Testing is hard. No, testing is fucking hard. I've had more mentors in testing than any other two disciplines combined. And I still look at my own tests and make faces. But to a man everyone who has claimed testing is not hard has written tests that made me want to push them into traffic.

Every problem is easy if you oversimplify it.

I send people who come to me struggling with their tests away with permission to fail at them but not permission to give up on getting better. You're gonna write broken tests. Just don't keep writing the same broken tests.

If anyone looking for a PhD or book idea is reading along with this, my suspicion is that it's so difficult because we are either 1) fundamentally doing it wrong (in which case there's room for at least 2 more revolutions in testing method) 2) someone will prove mathematically that it's an intractable problem, Gödel-style, and then someone will apply SAT solvers or similar to the problem and call it a day. Property based testing already pretty much does Monte Carlo simulation...

For backend tests, the penalty at each level of the testing pyramid is about 8x cost for a single test (and IME, moving a test down one level takes 5x as many tests for equivalent coverage, so moving a test down 2 layers reduces the CPUtime by half but also allows parallel execution).

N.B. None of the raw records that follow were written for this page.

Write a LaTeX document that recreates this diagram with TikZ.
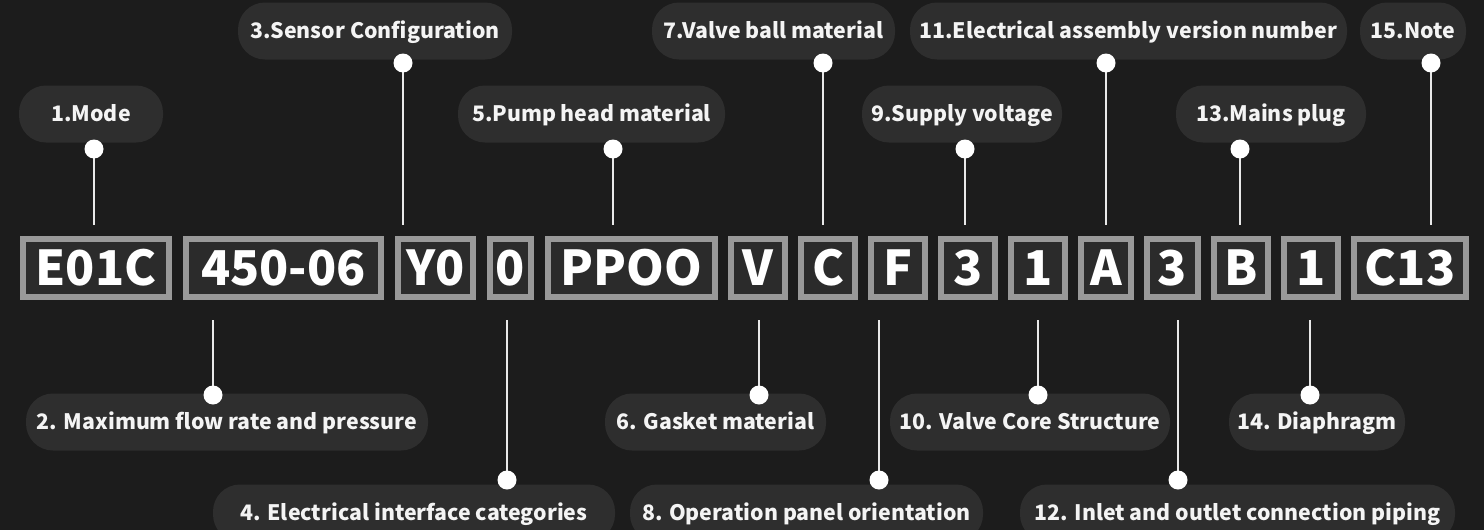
\documentclass[tikz,border=0pt]{standalone}
\usepackage{fontspec}
\setmainfont{Noto Sans CJK SC}
\usetikzlibrary{calc}
\definecolor{bg}{HTML}{1C1C1C}
\definecolor{pill}{HTML}{2E2E2E}
\definecolor{boxgray}{HTML}{999999}
\definecolor{boxin}{HTML}{2B2B2B}
\definecolor{linecol}{HTML}{E8E8E8}
\definecolor{txt}{HTML}{F4F4F4}
\tikzset{
  codebox/.style={draw=boxgray, line width=6pt, fill=boxin, inner sep=0pt,
    minimum height=58pt, text=white, font=\fontsize{48}{48}\selectfont\bfseries,
    text height=35pt, text depth=0pt},
  label/.style={fill=pill, rounded corners=27pt, inner sep=0pt, minimum height=57pt,
    text=txt, font=\fontsize{21.3}{21.3}\selectfont\bfseries, text height=15.6pt, text depth=0pt},
  conn/.style={draw=linecol, line width=2pt},
  dotc/.style={fill=white},
}
\begin{document}
\begin{tikzpicture}[x=1pt,y=-1pt]
\fill[bg] (0,0) rectangle (1484,530);
\useasboundingbox (0,0) rectangle (1484,530);
\begin{scope}
\clip (0,0) rectangle (1484,530);
% code boxes
\node[codebox, minimum width=146pt] (b1) at (96,268) {E01C};
\node[codebox, minimum width=195pt] (b2) at (283.5,268) {450-06};
\node[codebox, minimum width=75pt] (b3) at (435.5,268) {Y0};
\node[codebox, minimum width=41pt] (b4) at (510.5,268) {0};
\node[codebox, minimum width=167pt] (b5) at (631.5,268) {PPOO};
\node[codebox, minimum width=54pt] (b6) at (758,268) {V};
\node[codebox, minimum width=54pt] (b7) at (828,268) {C};
\node[codebox, minimum width=54pt] (b8) at (898,268) {F};
\node[codebox, minimum width=54pt] (b9) at (968,268) {3};
\node[codebox, minimum width=54pt] (b10) at (1038,268) {1};
\node[codebox, minimum width=50pt] (b11) at (1106,268) {A};
\node[codebox, minimum width=51pt] (b12) at (1172.5,268) {3};
\node[codebox, minimum width=54pt] (b13) at (1241,268) {B};
\node[codebox, minimum width=54pt] (b14) at (1311,268) {1};
\node[codebox, minimum width=112pt] (b15) at (1410,268) {C13};
% labels
\node[label, minimum width=274pt] (l3) at (375,31) {3.Sensor Configuration};
\node[label, minimum width=243pt] (l7) at (773.5,31) {7.Valve ball material};
\node[label, minimum width=437pt] (l11) at (1128.5,31) {11.Electrical assembly version number};
\node[label, minimum width=106pt] (l15) at (1413,31) {15.Note};
\node[label, minimum width=144pt] (l1) at (91,114) {1.Mode};
\node[label, minimum width=267pt] (l5) at (591.5,114) {5.Pump head material};
\node[label, minimum width=200pt] (l9) at (962,114) {9.Supply voltage};
\node[label, minimum width=190pt] (l13) at (1271,114) {13.Mains plug};
\node[label, minimum width=402pt] (l2) at (227,422) {2. Maximum flow rate and pressure};
\node[label, minimum width=221pt] (l6) at (715.5,422) {6. Gasket material};
\node[label, minimum width=280pt] (l10) at (1030,422) {10. Valve Core Structure};
\node[label, minimum width=176pt] (l14) at (1317,422) {14. Diaphragm};
\node[label, minimum width=402pt] (l4) at (414,513) {4. Electrical interface categories};
\node[label, minimum width=353pt] (l8) at (806.5,513) {8. Operation panel orientation};
\node[label, minimum width=435pt] (l12) at (1237.5,513) {12. Inlet and outlet connection piping};
% dot coordinates
\coordinate (d1) at (94,149);
\coordinate (d3) at (403,63);
\coordinate (d5) at (613,149);
\coordinate (d7) at (823,63);
\coordinate (d9) at (965,149);
\coordinate (d11) at (1106,63);
\coordinate (d13) at (1240,149);
\coordinate (d15) at (1431,63);
\coordinate (d2) at (213,395);
\coordinate (d6) at (759,395);
\coordinate (d10) at (1038,395);
\coordinate (d14) at (1310,395);
\coordinate (d4) at (507,480);
\coordinate (d8) at (879,480);
\coordinate (d12) at (1178,480);
% connectors above
\foreach \i in {1,3,5,7,9,11,13,15} {
  \draw[conn, shorten >=11pt] (d\i) -- (d\i |- b\i.north);
}
% connectors below
\foreach \i in {2,4,6,8,10,12,14} {
  \draw[conn, shorten <=20pt] (d\i |- b\i.south) -- (d\i);
}
\foreach \i in {1,...,15} {
  \fill[dotc] (d\i) circle (9.5pt);
}
\end{scope}
\end{tikzpicture}
\end{document}
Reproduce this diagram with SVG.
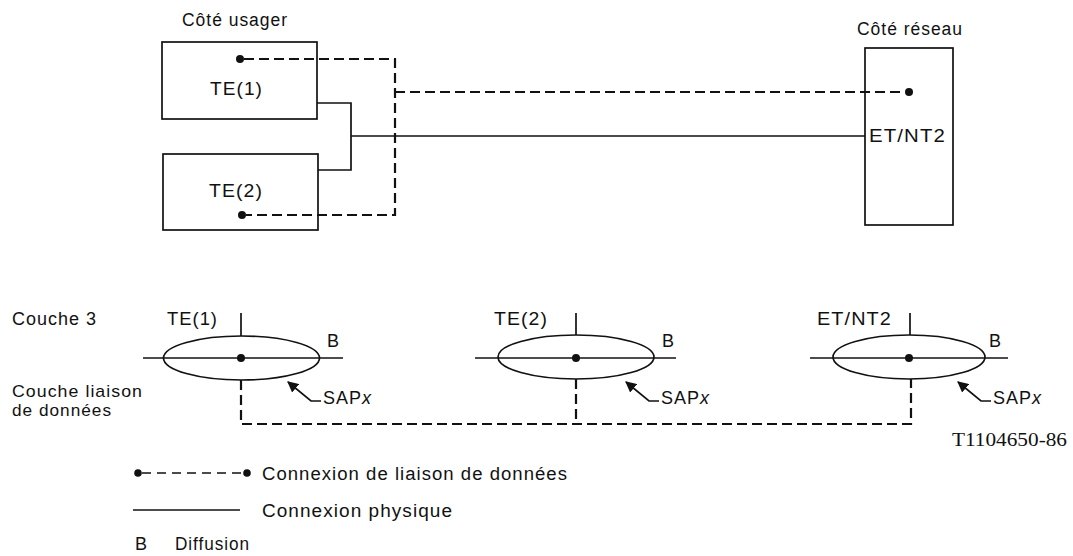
<svg xmlns="http://www.w3.org/2000/svg" width="1073" height="556" viewBox="0 0 1073 556">
<defs>
<style>
text{font-family:"Liberation Sans",Arial,sans-serif;font-size:18px;fill:#111;letter-spacing:1px}
.small{font-size:17px}
.serif{font-family:"Liberation Serif","Times New Roman",serif;font-size:19px;letter-spacing:0}
.box{fill:none;stroke:#111;stroke-width:1.7}
.solid{fill:none;stroke:#111;stroke-width:1.7}
.dash{fill:none;stroke:#111;stroke-width:2.2;stroke-dasharray:10 5}
.ell{fill:none;stroke:#111;stroke-width:1.7}
.dot{fill:#111}
</style>
<marker id="ah" viewBox="0 0 10 10" refX="9" refY="5" markerWidth="11" markerHeight="11" markerUnits="userSpaceOnUse" orient="auto">
<path d="M0,0 L10,5 L0,10 z" fill="#111"/>
</marker>
</defs>

<text x="182" y="26" textLength="106" lengthAdjust="spacingAndGlyphs">Côté usager</text>
<text x="857" y="35" textLength="106" lengthAdjust="spacingAndGlyphs">Côté réseau</text>

<g id="te1-box">
<rect class="box" x="162" y="42" width="155" height="77"/>
<text x="210" y="95" textLength="53" lengthAdjust="spacingAndGlyphs">TE(1)</text>
<circle class="dot" cx="240" cy="59" r="4"/>
</g>
<g id="te2-box">
<rect class="box" x="163" y="154" width="155" height="76"/>
<text x="209" y="197" textLength="54" lengthAdjust="spacingAndGlyphs">TE(2)</text>
<circle class="dot" cx="242" cy="215" r="4"/>
</g>
<g id="etnt2-box">
<rect class="box" x="865" y="48" width="88" height="177"/>
<text x="869" y="142" textLength="77" lengthAdjust="spacingAndGlyphs">ET/NT2</text>
<circle class="dot" cx="909" cy="92" r="4"/>
</g>

<g id="connectors-top">
<path class="dash" d="M244,59 H395 V215 H246"/>
<path class="dash" d="M395,92 H905"/>
<path class="solid" d="M317,103 H351 V170 H318 M351,136 H865"/>
</g>

<text x="12" y="325" textLength="85" lengthAdjust="spacingAndGlyphs">Couche 3</text>
<text class="small" x="12" y="397" textLength="131" lengthAdjust="spacingAndGlyphs">Couche liaison</text>
<text class="small" x="12" y="416" textLength="100" lengthAdjust="spacingAndGlyphs">de données</text>

<g id="te1-layer">
<line class="solid" x1="241" y1="313" x2="241" y2="336"/>
<ellipse class="ell" cx="241.5" cy="358" rx="78" ry="22"/>
<line class="solid" x1="143" y1="358" x2="343" y2="358"/>
<circle class="dot" cx="241" cy="358" r="4"/>
<text x="167" y="325" textLength="51" lengthAdjust="spacingAndGlyphs">TE(1)</text>
<text x="327" y="347">B</text>
<path class="solid" d="M321,401 H311 L288,382" marker-end="url(#ah)"/>
<text x="323" y="404">SAP<tspan font-style="italic">x</tspan></text>
</g>

<g id="te2-layer">
<line class="solid" x1="576" y1="313" x2="576" y2="335"/>
<ellipse class="ell" cx="576" cy="357" rx="78" ry="22"/>
<line class="solid" x1="475" y1="358" x2="676" y2="358"/>
<circle class="dot" cx="576" cy="358" r="4"/>
<text x="494" y="325" textLength="54" lengthAdjust="spacingAndGlyphs">TE(2)</text>
<text x="662" y="347">B</text>
<path class="solid" d="M659,401 H649 L626,382" marker-end="url(#ah)"/>
<text x="661" y="404">SAP<tspan font-style="italic">x</tspan></text>
</g>

<g id="etnt2-layer">
<line class="solid" x1="910" y1="313" x2="910" y2="335"/>
<ellipse class="ell" cx="909" cy="357" rx="76" ry="22"/>
<line class="solid" x1="810" y1="358" x2="1008" y2="358"/>
<circle class="dot" cx="909" cy="358" r="4"/>
<text x="817" y="325" textLength="75" lengthAdjust="spacingAndGlyphs">ET/NT2</text>
<text x="989" y="347">B</text>
<path class="solid" d="M991,401 H981 L958,382" marker-end="url(#ah)"/>
<text x="993" y="404">SAP<tspan font-style="italic">x</tspan></text>
</g>

<g id="connectors-bottom">
<path class="dash" d="M241,380 V424 H911 V379 M576,379 V424"/>
</g>

<text class="serif" x="952" y="446" textLength="115" lengthAdjust="spacingAndGlyphs">T1104650-86</text>

<g id="legend">
<circle class="dot" cx="138" cy="473" r="3.8"/>
<circle class="dot" cx="247" cy="473" r="3.8"/>
<line x1="142" y1="473" x2="243" y2="473" stroke="#111" stroke-width="1.5" stroke-dasharray="9 6"/>
<text x="262" y="480" textLength="306" lengthAdjust="spacingAndGlyphs">Connexion de liaison de données</text>
<line class="solid" x1="133" y1="510" x2="240" y2="510"/>
<text x="262" y="517" textLength="191" lengthAdjust="spacingAndGlyphs">Connexion physique</text>
<text x="135" y="550">B</text>
<text x="175" y="550" textLength="75" lengthAdjust="spacingAndGlyphs">Diffusion</text>
</g>
</svg>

For frontend I think that cost is closer to 10x. So you want to push hard as you can to do component testing and extract a Functional Core for unit tests even harder than you do for backend code. Karma is not awesome but is loads better than Selenium, particularly once you have to debug a failing test. I've been on long projects for a minute so I can't really opine on Puppeteer, but Selenium is hot flaky garbage. I wouldn't tolerate more than 100 E2E tests in it, even on a half million line project. Basically a smoke test situation if you use it like that, but you won't have constant red builds on the same eight tests on shuffle.

I want to say we had 47 E2E tests on a project I thought was going swimmingly from a SDLC perspective. But it might have been 65.


Great comment... and I feel after reading it, you're probably a pretty great person to work with. Acknowledging the pain / difficulty of a task, but inspiring folks, and giving them the opportunity to perservere is rare to find these days.

Not Bob Martin, sudoku with TDD was Ron Jeffries.

https://news.ycombinator.com/item?id=3033446 - Linking to this old comment because it links to each of Ron's articles, a discussion about it, and Norvig's version.


Hah! That's probably why I can never find it.

Norvig's solution is a work of art. When people ask me for examples of intrinsic versus accidental complexity, his sudoku solver is the best one I have. My only note is that he gives up and goes brute force early. When I first encountered it I had a lot of fun layering other common solving strategies on top of his base without too much extra trouble.

What I did not have fun with is porting it to elixir. That was a long journey to get to a solution I could keep adding stuff too. Immutable data is rough, particularly when you're maintaining 4 distinct views on the same data.


I ran into some serious struggles when we got far enough into accepting most of the tenets of XP as standard practice that most jobs didn’t even debate half of them and then landed at places that still thought they were stupid. I’d taken for granted I wasn’t going to have to fight those fights and forgotten how to debate them. Because I Said So is not a great look.